Short exercise → Extract all lines from the data beneath that include the word "matplotlib".
----- Material for the task -----
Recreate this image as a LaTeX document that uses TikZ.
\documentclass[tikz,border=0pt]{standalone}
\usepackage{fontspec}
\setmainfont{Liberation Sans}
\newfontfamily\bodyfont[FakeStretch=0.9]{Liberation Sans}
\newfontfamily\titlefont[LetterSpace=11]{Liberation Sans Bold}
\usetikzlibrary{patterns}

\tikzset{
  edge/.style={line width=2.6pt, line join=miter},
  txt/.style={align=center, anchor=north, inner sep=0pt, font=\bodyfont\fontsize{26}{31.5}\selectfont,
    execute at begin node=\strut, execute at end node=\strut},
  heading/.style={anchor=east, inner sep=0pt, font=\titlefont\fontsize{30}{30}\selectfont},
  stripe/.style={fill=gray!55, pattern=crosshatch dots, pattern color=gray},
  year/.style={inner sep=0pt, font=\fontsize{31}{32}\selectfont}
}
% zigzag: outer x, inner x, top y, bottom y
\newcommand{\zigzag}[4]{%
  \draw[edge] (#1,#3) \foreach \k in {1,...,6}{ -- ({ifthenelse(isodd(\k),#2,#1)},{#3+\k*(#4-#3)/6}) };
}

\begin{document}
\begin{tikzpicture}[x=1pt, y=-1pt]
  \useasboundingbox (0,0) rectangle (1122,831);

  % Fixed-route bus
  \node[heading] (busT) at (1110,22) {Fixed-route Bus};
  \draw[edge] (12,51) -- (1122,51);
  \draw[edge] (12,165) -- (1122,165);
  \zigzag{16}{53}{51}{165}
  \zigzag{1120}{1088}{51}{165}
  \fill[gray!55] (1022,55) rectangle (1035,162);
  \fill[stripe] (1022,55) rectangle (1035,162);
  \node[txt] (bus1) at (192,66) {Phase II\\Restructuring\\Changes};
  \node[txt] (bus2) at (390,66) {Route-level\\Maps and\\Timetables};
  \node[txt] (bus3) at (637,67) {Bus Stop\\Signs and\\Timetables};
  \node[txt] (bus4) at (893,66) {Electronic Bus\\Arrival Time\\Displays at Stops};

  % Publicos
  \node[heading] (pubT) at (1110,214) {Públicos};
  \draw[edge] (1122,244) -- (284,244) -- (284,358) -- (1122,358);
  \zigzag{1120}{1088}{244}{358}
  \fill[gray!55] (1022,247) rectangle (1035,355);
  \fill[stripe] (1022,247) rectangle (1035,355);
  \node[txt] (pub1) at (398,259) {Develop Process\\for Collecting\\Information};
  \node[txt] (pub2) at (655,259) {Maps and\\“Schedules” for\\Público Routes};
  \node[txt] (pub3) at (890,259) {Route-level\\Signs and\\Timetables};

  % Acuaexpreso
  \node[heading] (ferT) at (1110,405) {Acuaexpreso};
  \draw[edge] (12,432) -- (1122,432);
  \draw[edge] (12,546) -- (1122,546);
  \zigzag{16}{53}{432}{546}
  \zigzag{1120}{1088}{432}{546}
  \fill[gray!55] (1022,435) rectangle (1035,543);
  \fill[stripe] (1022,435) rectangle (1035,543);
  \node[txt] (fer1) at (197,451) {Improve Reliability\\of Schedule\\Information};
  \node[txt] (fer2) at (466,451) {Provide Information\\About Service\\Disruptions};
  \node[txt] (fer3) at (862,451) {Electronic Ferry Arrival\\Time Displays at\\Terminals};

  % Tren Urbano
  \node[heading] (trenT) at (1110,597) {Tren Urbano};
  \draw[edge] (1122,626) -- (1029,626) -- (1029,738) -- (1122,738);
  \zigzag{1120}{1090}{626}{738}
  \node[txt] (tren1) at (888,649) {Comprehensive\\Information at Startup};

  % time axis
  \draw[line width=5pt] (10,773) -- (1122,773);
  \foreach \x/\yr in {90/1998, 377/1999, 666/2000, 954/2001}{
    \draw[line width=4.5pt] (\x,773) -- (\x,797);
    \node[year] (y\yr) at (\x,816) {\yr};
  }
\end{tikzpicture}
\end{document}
-----
----- Material for the task -----
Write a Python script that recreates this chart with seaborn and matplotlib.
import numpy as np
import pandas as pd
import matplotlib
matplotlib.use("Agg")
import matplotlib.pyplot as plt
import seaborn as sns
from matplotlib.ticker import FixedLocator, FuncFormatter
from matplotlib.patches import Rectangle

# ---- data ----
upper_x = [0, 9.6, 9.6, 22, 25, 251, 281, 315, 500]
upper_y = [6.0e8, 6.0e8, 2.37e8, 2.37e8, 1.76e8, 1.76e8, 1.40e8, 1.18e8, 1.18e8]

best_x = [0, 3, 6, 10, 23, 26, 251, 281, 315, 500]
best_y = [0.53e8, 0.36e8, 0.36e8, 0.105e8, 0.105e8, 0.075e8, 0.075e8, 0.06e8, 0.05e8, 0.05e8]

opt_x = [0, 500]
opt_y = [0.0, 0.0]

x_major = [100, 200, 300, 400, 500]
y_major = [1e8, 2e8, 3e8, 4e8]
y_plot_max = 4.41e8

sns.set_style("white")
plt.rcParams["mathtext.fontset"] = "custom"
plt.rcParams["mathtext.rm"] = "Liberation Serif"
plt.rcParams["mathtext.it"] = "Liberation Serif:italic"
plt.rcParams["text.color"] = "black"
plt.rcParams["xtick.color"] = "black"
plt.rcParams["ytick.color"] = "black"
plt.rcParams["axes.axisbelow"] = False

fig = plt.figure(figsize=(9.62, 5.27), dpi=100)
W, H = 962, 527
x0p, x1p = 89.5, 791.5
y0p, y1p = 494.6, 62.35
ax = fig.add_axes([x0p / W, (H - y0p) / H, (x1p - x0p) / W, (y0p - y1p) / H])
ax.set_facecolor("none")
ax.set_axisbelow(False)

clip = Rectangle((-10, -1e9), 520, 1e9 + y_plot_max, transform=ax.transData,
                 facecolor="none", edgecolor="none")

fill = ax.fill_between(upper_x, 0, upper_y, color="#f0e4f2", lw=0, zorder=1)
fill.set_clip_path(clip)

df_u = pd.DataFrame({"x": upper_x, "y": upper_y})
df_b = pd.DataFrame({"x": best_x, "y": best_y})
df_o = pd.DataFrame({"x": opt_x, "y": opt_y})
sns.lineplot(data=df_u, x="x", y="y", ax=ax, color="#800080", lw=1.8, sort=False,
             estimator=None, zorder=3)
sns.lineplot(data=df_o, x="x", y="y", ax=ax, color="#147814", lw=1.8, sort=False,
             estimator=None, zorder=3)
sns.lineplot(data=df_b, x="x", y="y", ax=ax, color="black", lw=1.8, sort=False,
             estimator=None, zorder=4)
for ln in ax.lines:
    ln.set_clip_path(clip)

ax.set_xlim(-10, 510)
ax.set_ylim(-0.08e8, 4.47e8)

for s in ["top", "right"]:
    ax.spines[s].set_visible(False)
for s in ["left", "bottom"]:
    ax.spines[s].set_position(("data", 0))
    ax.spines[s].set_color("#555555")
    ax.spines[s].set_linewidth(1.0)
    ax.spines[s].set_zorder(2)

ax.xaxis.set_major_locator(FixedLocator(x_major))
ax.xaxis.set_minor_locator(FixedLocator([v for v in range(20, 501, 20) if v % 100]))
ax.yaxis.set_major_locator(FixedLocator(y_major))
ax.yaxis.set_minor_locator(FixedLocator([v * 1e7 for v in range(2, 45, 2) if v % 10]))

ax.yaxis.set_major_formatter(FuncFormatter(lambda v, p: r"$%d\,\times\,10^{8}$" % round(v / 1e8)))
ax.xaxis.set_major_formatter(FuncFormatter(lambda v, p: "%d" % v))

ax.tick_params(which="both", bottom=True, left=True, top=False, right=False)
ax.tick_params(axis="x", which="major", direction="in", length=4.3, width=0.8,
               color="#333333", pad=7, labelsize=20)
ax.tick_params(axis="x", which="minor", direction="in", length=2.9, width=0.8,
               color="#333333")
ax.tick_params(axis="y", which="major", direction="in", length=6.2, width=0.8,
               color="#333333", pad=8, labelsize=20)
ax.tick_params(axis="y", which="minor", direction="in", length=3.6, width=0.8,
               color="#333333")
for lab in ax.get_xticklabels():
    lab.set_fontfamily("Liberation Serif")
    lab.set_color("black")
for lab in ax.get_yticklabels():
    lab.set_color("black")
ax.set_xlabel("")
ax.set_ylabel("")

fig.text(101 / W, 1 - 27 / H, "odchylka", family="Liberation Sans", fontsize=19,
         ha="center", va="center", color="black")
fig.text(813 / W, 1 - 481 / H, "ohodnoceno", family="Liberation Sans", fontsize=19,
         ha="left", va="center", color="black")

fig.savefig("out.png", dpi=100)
-----
Answer in full →
Write a Python script that recreates this chart with seaborn and matplotlib.
import matplotlib
matplotlib.use("Agg")
import matplotlib.pyplot as plt
from matplotlib.ticker import FixedLocator, FuncFormatter
from matplotlib.patches import Rectangle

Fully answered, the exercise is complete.